21. February 2019 – text & photo original by Diana
We meet each other. We greet each other. Sometimes we talk a lot, sometimes we only change a few words. And I wonder; do we really see, do we really perceive the person in front of us? In a face-to-face conversation with our acquaintances, friends and family, we often avoid looking directly in their eyes.
We only have the impression that we look into their eyes. We look only at their eyes. Would that be because we are embarrassed or we just protect us instinctively? Are the eyes a gate to the soul, as it is said?
The fact is until we look deep in the eye of a person, we can not really say that we have seen it. In the bustle of the day, we barely have time to really “see” even our beloved ones.
We have noticed that in today’s life, the way we usually greet each other, always being sunk into our daily problems and plans, is superficial. It has become an automatism. Many of our actions, words and gestures are done automatically, without being truly aware of what they really mean.
The African people of Zulu has a tradition; Ubuntu. Ubuntu is a spiritual practice through which the participants help each other “to be recognised into existence”, to remember his true identity, to recognise their true value and to participate consciously in the process of life. In this tradition, when two people meet, they say, looking deeply in the eyes of the other: “I am here to be seen!”. The other responds: “I see you!”. A scene reminding of this tradition I saw in the “Avatar” movie, and this inspired me, making me want to experience myself this way of saluting.
“I see you!”
For me, the effect was astounding! “I see you” is not only a greeting, but it is also an invocation! It is a recognition of the fact that the one next to you exists and you perceive this person in its entirety: body, mind, soul, consciousness. It’s a profound experience!
Speaking hundreds of words each other conducts to the awareness of only the physical and mental body of the one next to you. But the gesture of looking deeply into eyes generates a profound, wordless connection at the consciousness level, a very consciously process!
Few are those who look with their own eyes and feel with their own hearts.
Albert Einstein
Maybe you think: “What a stupidity!
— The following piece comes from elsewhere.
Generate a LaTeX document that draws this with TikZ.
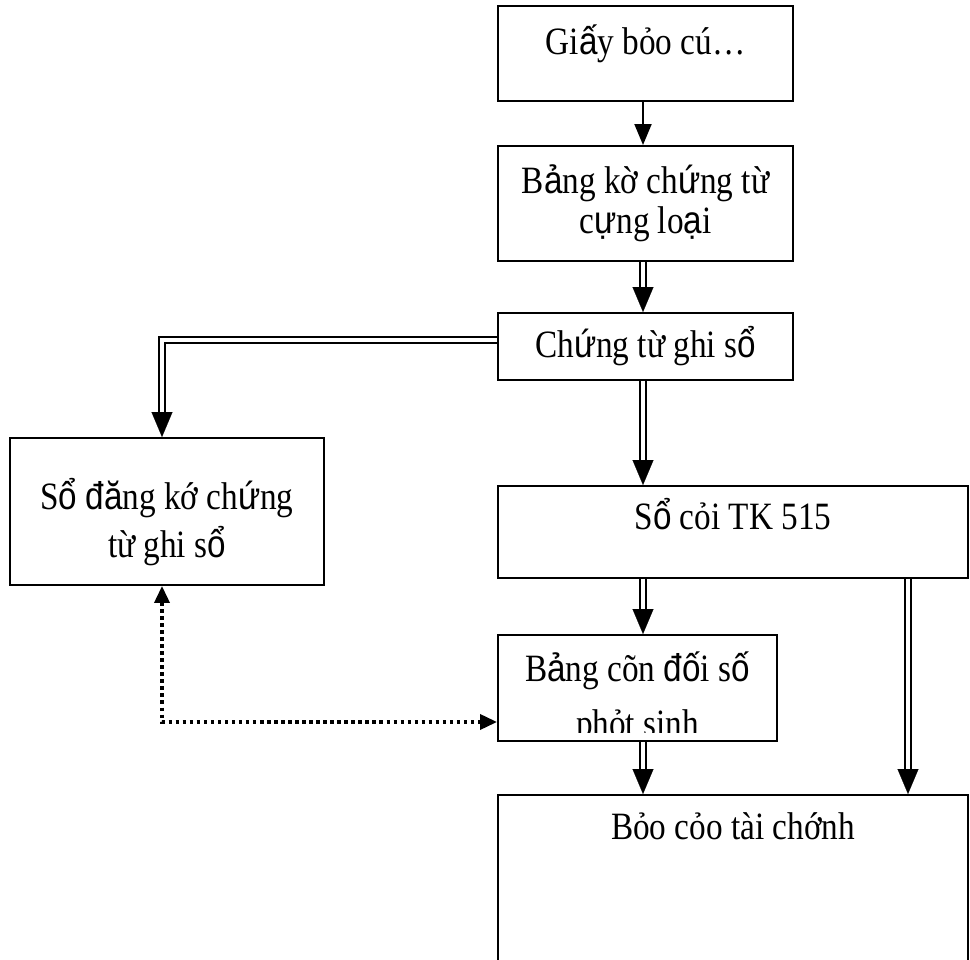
\documentclass[tikz,border=0pt]{standalone}
\usepackage{fontspec}
\setmainfont[FakeStretch=0.86]{Liberation Serif}
\newfontfamily\sansvn[FakeStretch=0.86]{Liberation Sans}
\newcommand{\fbk}[1]{{\sansvn #1}}
\usetikzlibrary{arrows.meta}
\tikzset{
  box/.style={draw, line width=1.1pt, rectangle, inner sep=0pt, align=center,
    font=\fontsize{22pt}{23pt}\selectfont},
  txt/.style={inner sep=0pt, font=\fontsize{22pt}{23pt}\selectfont},
  sgl/.style={line width=1.1pt, -{Triangle[length=0.42cm,width=0.34cm]}},
  dbl/.style={draw=white, line width=0.1pt,
    -{Triangle[length=0.5cm,width=0.42cm,color=black,fill=black]},
    preaction={draw=black, -, line width=1.3pt, double=white,
      double distance=1.9pt, shorten >=0.48cm}},
  dotarrow/.style={line width=2pt, dash pattern=on 2pt off 2pt,
    {Triangle[length=0.34cm,width=0.3cm]}-{Triangle[length=0.34cm,width=0.3cm]}},
}
\begin{document}
\begin{tikzpicture}
    \useasboundingbox (0,0) rectangle (19.4,19.2);
    \coordinate (spine) at (12.86,0);
    \coordinate (rspine) at (18.16,0);
    % boxes
    \node[box, minimum width=5.9cm, minimum height=1.9cm, text height=0.55cm, text depth=0.49cm]
        (giay) at (12.91,18.13) {Gi\fbk{ấ}y bỏo cú…};
    \node[box, minimum width=5.9cm, minimum height=2.3cm]
        (bangke) at (12.91,15.13) {B\fbk{ả}ng kờ ch\fbk{ứ}ng từ\\c\fbk{ự}ng lo\fbk{ạ}i};
    \node[box, minimum width=5.9cm, minimum height=1.34cm]
        (ctgs) at (12.91,12.27) {Ch\fbk{ứ}ng từ ghi s\fbk{ổ}};
    \node[box, minimum width=6.28cm, minimum height=2.94cm]
        (sodk) at (3.34,8.97) {\rule{0pt}{1.05cm}S\fbk{ổ} \fbk{đă}ng kớ ch\fbk{ứ}ng\\[0.15cm]từ ghi s\fbk{ổ}};
    \node[box, minimum width=9.4cm, minimum height=1.84cm, text height=0.5cm, text depth=0.58cm]
        (socai) at (14.66,8.56) {S\fbk{ổ} cỏi TK 515};
    \node[box, minimum width=5.58cm, minimum height=2.12cm,
        path picture={
          \clip ([yshift=0.16cm]path picture bounding box.south west) rectangle (path picture bounding box.north east);
          \node[txt, anchor=base] (bangcan1) at ([yshift=-0.94cm]path picture bounding box.north) {B\fbk{ả}ng cõn \fbk{đố}i s\fbk{ố}};
          \node[txt, anchor=base] (bangcan2) at ([yshift=-2.04cm]path picture bounding box.north) {phỏt sinh};
        }]
        (bangcan) at (12.75,5.44) {};
    \node[box, minimum width=9.4cm, minimum height=3.7cm, text height=0.5cm, text depth=2.4cm]
        (baocao) at (14.66,1.45) {Bỏo cỏo tài chớnh};
    % connectors
    \draw[sgl] (giay.south -| spine) -- (bangke.north -| spine);
    \draw[dbl] (bangke.south -| spine) -- (ctgs.north -| spine);
    \draw[dbl] (ctgs.south -| spine) -- (socai.north -| spine);
    \draw[dbl] ([yshift=0.13cm]ctgs.west) -| ([xshift=-0.1cm]sodk.north);
    \draw[dbl] (socai.south -| spine) -- (bangcan.north -| spine);
    \draw[dbl] (bangcan.south -| spine) -- (baocao.north -| spine);
    \draw[dbl] (socai.south -| rspine) -- (baocao.north -| rspine);
    \draw[dotarrow] ([xshift=-0.1cm]sodk.south) |- ([yshift=-0.68cm]bangcan.west);
\end{tikzpicture}
\end{document}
How not to be conscious of what I’m doing or what I’m saying, I am awake, I am not sleeping! Therefore I should be conscious!”. Well, this can be true! Physically you are not sleeping! But to be conscious means more than just be awake, not sleeping. It means to say and to do things consciously, by being aware, and not automatically, from habit. It is hard to believe, but everything you do as a habit, and as a reaction, not action, is a program that runs in your subconscious mind, and the subconscious governs about 90% of the physical and mental processes of a human being! Of course, these programs can be rewritten, modified, as an old saying says: “Everything you’ve learned, you can unlearn!” You have only to want it!
Further, you can do a little experiment! Whatever your habit is, you can choose to replace it for once or several times with something else, very different, maybe even by doing something entirely new. You will notice in a while that this habit, without which you thought you could not live, will lose its importance and you will gain your freedom. You will not be the slave of your habit anymore. You only need a little willingness and insistence!
Coming back to our theme, I suggest you try this too: when a loving person appears next to you, someone who counts for you, take her / his face between your hands, look deep in their eyes and say from the heart: “I see you!”. I’m sure you’ll have a moment of fullness!
The hardest thing to see is what is in front of your eyes.